▸ AIM
Retype every line from the start of the data down to and including the line with "1.2, 1.4, 1.6];". Skip the pictures.

▸ INFORMATION PROVIDED

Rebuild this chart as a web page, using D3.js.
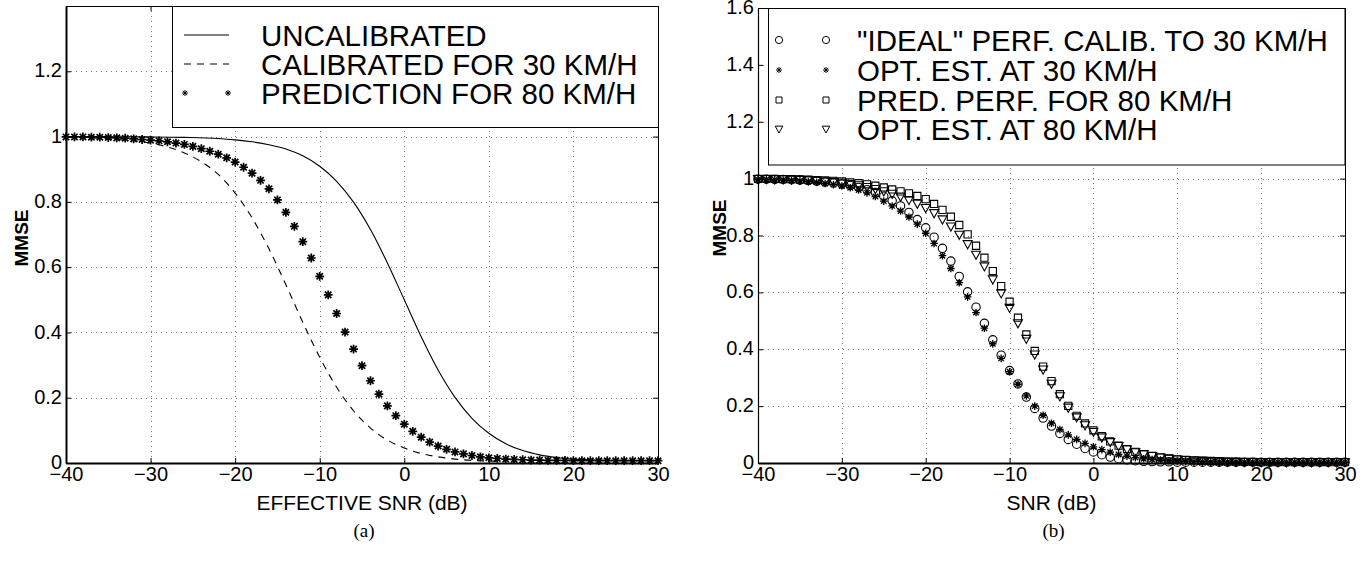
<!DOCTYPE html>
<html>
<head>
<meta charset="utf-8">
<script src="https://cdn.jsdelivr.net/npm/d3@7"></script>
<style>
  body { margin: 0; background: #fff; }
  svg text { font-family: "Liberation Sans", Arial, Helvetica, sans-serif; fill: #000; }
</style>
</head>
<body>
<svg id="fig" width="1364" height="561"></svg>
<script>
// ---- data ----
var xTicks = [-40, -30, -20, -10, 0, 10, 20, 30];
var yTicksA = [0, 0.2, 0.4, 0.6, 0.8, 1, 1.2];
var yTicksB = [0, 0.2, 0.4, 0.6, 0.8, 1, 1.2, 1.4, 1.6];

// SNR grid (dB) for the marker series
var snr = [-40,-39,-38,-37,-36,-35,-34,-33,-32,-31,-30,-29,-28,-27,-26,-25,-24,-23,-22,-21,
           -20,-19,-18,-17,-16,-15,-14,-13,-12,-11,-10,-9,-8,-7,-6,-5,-4,-3,-2,-1,
           0,1,2,3,4,5,6,7,8,9,10,11,12,13,14,15,16,17,18,19,20,21,22,23,24,25,26,27,28,29,30];

// (a) uncalibrated, solid line
var uncalX = [-40,-35,-30,-26,-22,-20,-18,-16,-14,-12,-10,-8,-6,-4,-2,0,2,4,6,8,10,12,14,16,18,20,22,25,30];
var uncalY = [1.0,0.9997,0.999,0.9975,0.994,0.99,0.984,0.975,0.962,0.941,0.909,0.863,0.799,0.715,0.613,0.50,
              0.387,0.285,0.201,0.137,0.091,0.059,0.038,0.025,0.017,0.012,0.010,0.008,0.007];

// (a) calibrated for 30 km/h, dashed line
var calX = [-40,-35,-30,-28,-26,-24,-22,-20,-18,-16,-14,-12,-10,-8,-6,-4,-2,0,2,4,6,8,10,12];
var calY = [0.998,0.993,0.98,0.968,0.95,0.923,0.884,0.827,0.751,0.656,0.546,0.431,0.324,0.232,0.16,0.107,
            0.07,0.046,0.029,0.019,0.012,0.008,0.006,0.005];

// (a) prediction for 80 km/h, asterisks
var predA = [0.999,0.999,0.999,0.998,0.998,0.997,0.996,0.995,0.993,0.991,0.989,0.987,0.984,0.980,0.976,0.970,0.963,0.955,0.946,0.935,
             0.922,0.906,0.888,0.866,0.840,0.806,0.768,0.725,0.678,0.628,0.572,0.515,0.458,0.401,0.349,0.298,0.252,0.211,0.175,0.145,
             0.119,0.097,0.079,0.064,0.052,0.042,0.034,0.028,0.023,0.019,0.016,0.014,0.012,0.011,0.010,0.009,0.009,0.008,0.008,0.008,
             0.007,0.007,0.007,0.007,0.007,0.007,0.007,0.007,0.007,0.007,0.007];

// (b) "ideal" perf. calib. to 30 km/h, circles
var ideal30 = [0.998,0.998,0.997,0.997,0.996,0.995,0.993,0.991,0.988,0.985,0.981,0.976,0.969,0.961,0.951,0.938,0.922,0.904,0.881,0.856,
               0.827,0.794,0.755,0.710,0.656,0.602,0.548,0.491,0.433,0.379,0.325,0.278,0.232,0.192,0.158,0.130,0.104,0.083,0.066,0.051,
               0.039,0.029,0.021,0.015,0.011,0.008,0.006,0.005,0.004,0.004,0.003,0.003,0.003,0.003,0.003,0.003,0.003,0.003,0.003,0.003,
               0.003,0.003,0.003,0.003,0.003,0.003,0.003,0.003,0.003,0.003,0.003];

// (b) opt. est. at 30 km/h, asterisks
var opt30 = [0.997,0.997,0.996,0.995,0.994,0.992,0.990,0.987,0.983,0.979,0.974,0.968,0.960,0.950,0.937,0.921,0.904,0.886,0.865,0.840,
             0.808,0.772,0.729,0.684,0.634,0.584,0.529,0.474,0.419,0.368,0.321,0.277,0.236,0.200,0.168,0.140,0.118,0.099,0.083,0.069,
             0.057,0.047,0.038,0.030,0.024,0.019,0.015,0.012,0.010,0.008,0.007,0.006,0.005,0.005,0.004,0.004,0.004,0.004,0.003,0.003,
             0.003,0.003,0.003,0.003,0.003,0.003,0.003,0.003,0.003,0.003,0.003];

// (b) pred. perf. for 80 km/h, squares
var pred80 = [0.999,0.999,0.999,0.998,0.998,0.997,0.996,0.995,0.994,0.992,0.990,0.987,0.984,0.980,0.975,0.969,0.962,0.955,0.948,0.939,
              0.928,0.911,0.890,0.866,0.837,0.804,0.764,0.722,0.675,0.622,0.567,0.511,0.452,0.394,0.339,0.288,0.242,0.201,0.166,0.139,
              0.115,0.094,0.076,0.061,0.049,0.039,0.031,0.025,0.020,0.016,0.013,0.011,0.009,0.008,0.007,0.006,0.005,0.005,0.004,0.004,
              0.003,0.003,0.003,0.003,0.003,0.003,0.003,0.003,0.003,0.003,0.003];

// (b) opt. est. at 80 km/h, down triangles
var opt80 = [0.999,0.999,0.998,0.998,0.997,0.996,0.995,0.993,0.991,0.989,0.986,0.982,0.977,0.971,0.964,0.956,0.947,0.937,0.925,0.912,
             0.897,0.879,0.857,0.832,0.803,0.770,0.733,0.692,0.646,0.597,0.546,0.492,0.437,0.382,0.329,0.279,0.235,0.195,0.161,0.133,
             0.110,0.090,0.074,0.060,0.048,0.038,0.031,0.025,0.020,0.016,0.013,0.011,0.009,0.008,0.007,0.006,0.005,0.005,0.004,0.004,
             0.003,0.003,0.003,0.003,0.003,0.003,0.003,0.003,0.003,0.003,0.003];

var legendA = ["UNCALIBRATED", "CALIBRATED FOR 30 KM/H", "PREDICTION FOR 80 KM/H"];
var legendB = ["\"IDEAL\" PERF. CALIB. TO 30 KM/H", "OPT. EST. AT 30 KM/H", "PRED. PERF. FOR 80 KM/H", "OPT. EST. AT 80 KM/H"];

// ---- layout ----
var svg = d3.select("#fig");
var fmt = d3.format("~g");

var panelA = {left: 66, right: 658, top: 6, bottom: 463, yMax: 1.4, yTicks: yTicksA, leftW: 2,
              xLabel: "EFFECTIVE SNR (dB)", yLabelX: 21, yLabelY: 238, caption: "(a)"};
var panelB = {left: 758, right: 1345, top: 8, bottom: 463, yMax: 1.6, yTicks: yTicksB, leftW: 1.2,
              xLabel: "SNR (dB)", yLabelX: 719, yLabelY: 228, caption: "(b)"};

// marker shapes, centred on 0,0
function asteriskPath(s) {
  var a = s * 0.72;
  return "M" + (-s) + ",0H" + s + "M0," + (-s) + "V" + s +
         "M" + (-a) + "," + (-a) + "L" + a + "," + a + "M" + (-a) + "," + a + "L" + a + "," + (-a);
}
function squarePath(s) { return "M" + (-s) + "," + (-s) + "H" + s + "V" + s + "H" + (-s) + "Z"; }
function trianglePath(s) { return "M" + (-s) + "," + (-s * 0.75) + "H" + s + "L0," + (s * 1.05) + "Z"; }
function circlePath(r) { return "M" + r + ",0A" + r + "," + r + " 0 1,1 " + (-r) + ",0A" + r + "," + r + " 0 1,1 " + r + ",0"; }

function setupPanel(p) {
  var x = d3.scaleLinear().domain([-40, 30]).range([p.left, p.right]);
  var y = d3.scaleLinear().domain([0, p.yMax]).range([p.bottom, p.top]);
  var g = svg.append("g");

  // dotted grid
  g.selectAll(".gx").data(xTicks.slice(1, -1)).enter().append("line")
    .attr("x1", function(d) { return Math.round(x(d)) + 0.5; })
    .attr("x2", function(d) { return Math.round(x(d)) + 0.5; })
    .attr("y1", p.top).attr("y2", p.bottom)
    .attr("stroke", "#777").attr("stroke-dasharray", "1,4");
  g.selectAll(".gy").data(p.yTicks.filter(function(d) { return d > 0 && d < p.yMax; })).enter().append("line")
    .attr("y1", function(d) { return Math.round(y(d)) + 0.5; })
    .attr("y2", function(d) { return Math.round(y(d)) + 0.5; })
    .attr("x1", p.left).attr("x2", p.right)
    .attr("stroke", "#777").attr("stroke-dasharray", "1,4");

  // thin top and right box edges with inward ticks
  g.append("g").attr("transform", "translate(0," + p.top + ")")
    .call(d3.axisTop(x).tickValues(xTicks).tickSize(-5).tickSizeOuter(0).tickFormat(""))
    .call(function(a) { a.selectAll("path,line").attr("stroke", "#000").attr("stroke-width", 1); });
  g.append("g").attr("transform", "translate(" + p.right + ",0)")
    .call(d3.axisRight(y).tickValues(p.yTicks).tickSize(-5).tickSizeOuter(0).tickFormat(""))
    .call(function(a) { a.selectAll("path,line").attr("stroke", "#000").attr("stroke-width", 1); });

  // bottom and left axes
  var xa = g.append("g").attr("transform", "translate(0," + p.bottom + ")")
    .call(d3.axisBottom(x).tickValues(xTicks).tickSize(-5).tickSizeOuter(0).tickPadding(4).tickFormat(fmt));
  xa.select(".domain").attr("stroke-width", 2);
  xa.selectAll("text").attr("font-size", 20).attr("font-family", "Liberation Sans, Arial, sans-serif");

  var ya = g.append("g").attr("transform", "translate(" + p.left + ",0)")
    .call(d3.axisLeft(y).tickValues(p.yTicks).tickSize(-5).tickSizeOuter(0).tickPadding(4).tickFormat(fmt));
  ya.select(".domain").attr("stroke-width", p.leftW);
  ya.selectAll("text").attr("font-size", 20).attr("dy", "0.28em")
    .attr("font-family", "Liberation Sans, Arial, sans-serif");

  // axis titles
  g.append("text").attr("x", (p.left + p.right) / 2).attr("y", 510)
    .attr("text-anchor", "middle").attr("font-size", 21).text(p.xLabel);
  g.append("text").attr("transform", "translate(" + p.yLabelX + "," + p.yLabelY + ") rotate(-90)")
    .attr("text-anchor", "middle").attr("dy", "0.36em").attr("font-size", 19).attr("font-weight", "bold")
    .text("MMSE");
  g.append("text").attr("x", (p.left + p.right) / 2 + 2).attr("y", 537)
    .attr("text-anchor", "middle").attr("font-size", 19)
    .style("font-family", "'Liberation Serif', 'Times New Roman', serif").text(p.caption);

  return {g: g, x: x, y: y};
}

// ---- panel (a) ----
var A = setupPanel(panelA);

var lineA = d3.line().curve(d3.curveMonotoneX)
  .x(function(d) { return A.x(d[0]); })
  .y(function(d) { return A.y(d[1]); });

A.g.append("path").datum(d3.zip(uncalX, uncalY)).attr("d", lineA)
  .attr("fill", "none").attr("stroke", "#000").attr("stroke-width", 1.1);
A.g.append("path").datum(d3.zip(calX, calY)).attr("d", lineA)
  .attr("fill", "none").attr("stroke", "#000").attr("stroke-width", 1.1).attr("stroke-dasharray", "7,6");

A.g.selectAll(".predA").data(d3.zip(snr, predA)).enter().append("path")
  .attr("transform", function(d) { return "translate(" + A.x(d[0]) + "," + A.y(d[1]) + ")"; })
  .attr("d", asteriskPath(4.4)).attr("fill", "none").attr("stroke", "#000").attr("stroke-width", 1.7);

// legend (a)
var legA = A.g.append("g");
legA.append("rect").attr("x", 172.5).attr("y", 6.5).attr("width", 486).attr("height", 121)
  .attr("fill", "#fff").attr("stroke", "#000");
var rowA = [35, 64, 93];
legA.append("line").attr("x1", 184).attr("x2", 229).attr("y1", rowA[0]).attr("y2", rowA[0]).attr("stroke", "#000");
legA.append("line").attr("x1", 184).attr("x2", 229).attr("y1", rowA[1]).attr("y2", rowA[1])
  .attr("stroke", "#000").attr("stroke-dasharray", "7,6");
[185, 228].forEach(function(cx) {
  legA.append("path").attr("transform", "translate(" + cx + "," + rowA[2] + ")")
    .attr("d", asteriskPath(3)).attr("fill", "none").attr("stroke", "#000").attr("stroke-width", 1);
});
legA.selectAll(".lt").data(legendA).enter().append("text")
  .attr("x", 261).attr("y", function(d, i) { return rowA[i]; }).attr("dy", "0.36em")
  .attr("font-size", 29.5).text(function(d) { return d; });

// ---- panel (b) ----
var B = setupPanel(panelB);

function drawMarkers(values, pathStr, sw) {
  B.g.append("g").selectAll("path").data(d3.zip(snr, values)).enter().append("path")
    .attr("transform", function(d) { return "translate(" + B.x(d[0]) + "," + B.y(d[1]) + ")"; })
    .attr("d", pathStr).attr("fill", "none").attr("stroke", "#000").attr("stroke-width", sw);
}
drawMarkers(ideal30, circlePath(4.2), 1.1);
drawMarkers(opt30, asteriskPath(3.8), 1.3);
drawMarkers(pred80, squarePath(3.6), 1.1);
drawMarkers(opt80, trianglePath(4.5), 1.1);

// legend (b)
var legB = B.g.append("g");
legB.append("rect").attr("x", 768.5).attr("y", 8.5).attr("width", 576.5).attr("height", 156.5)
  .attr("fill", "#fff").attr("stroke", "#000");
var rowB = [40, 70, 100, 129];
var legShapes = [[circlePath(3.6), 1], [asteriskPath(3), 1], [squarePath(3), 1], [trianglePath(3.8), 1]];
legShapes.forEach(function(s, i) {
  [779, 826].forEach(function(cx) {
    legB.append("path").attr("transform", "translate(" + cx + "," + rowB[i] + ")")
      .attr("d", s[0]).attr("fill", "none").attr("stroke", "#000").attr("stroke-width", s[1]);
  });
});
legB.selectAll(".lt").data(legendB).enter().append("text")
  .attr("x", 857).attr("y", function(d, i) { return rowB[i]; }).attr("dy", "0.36em")
  .attr("font-size", 29.5).text(function(d) { return d; });
</script>
</body>
</html>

▸ ANSWER BELOW
Rebuild this chart as a web page, using D3.js.
<!DOCTYPE html>
<html>
<head>
<meta charset="utf-8">
<script src="https://cdn.jsdelivr.net/npm/d3@7"></script>
<style>
  body { margin: 0; background: #fff; }
  svg text { font-family: "Liberation Sans", Arial, Helvetica, sans-serif; fill: #000; }
</style>
</head>
<body>
<svg id="fig" width="1364" height="561"></svg>
<script>
// ---- data ----
var xTicks = [-40, -30, -20, -10, 0, 10, 20, 30];
var yTicksA = [0, 0.2, 0.4, 0.6, 0.8, 1, 1.2];
var yTicksB = [0, 0.2, 0.4, 0.6, 0.8, 1, 1.2, 1.4, 1.6];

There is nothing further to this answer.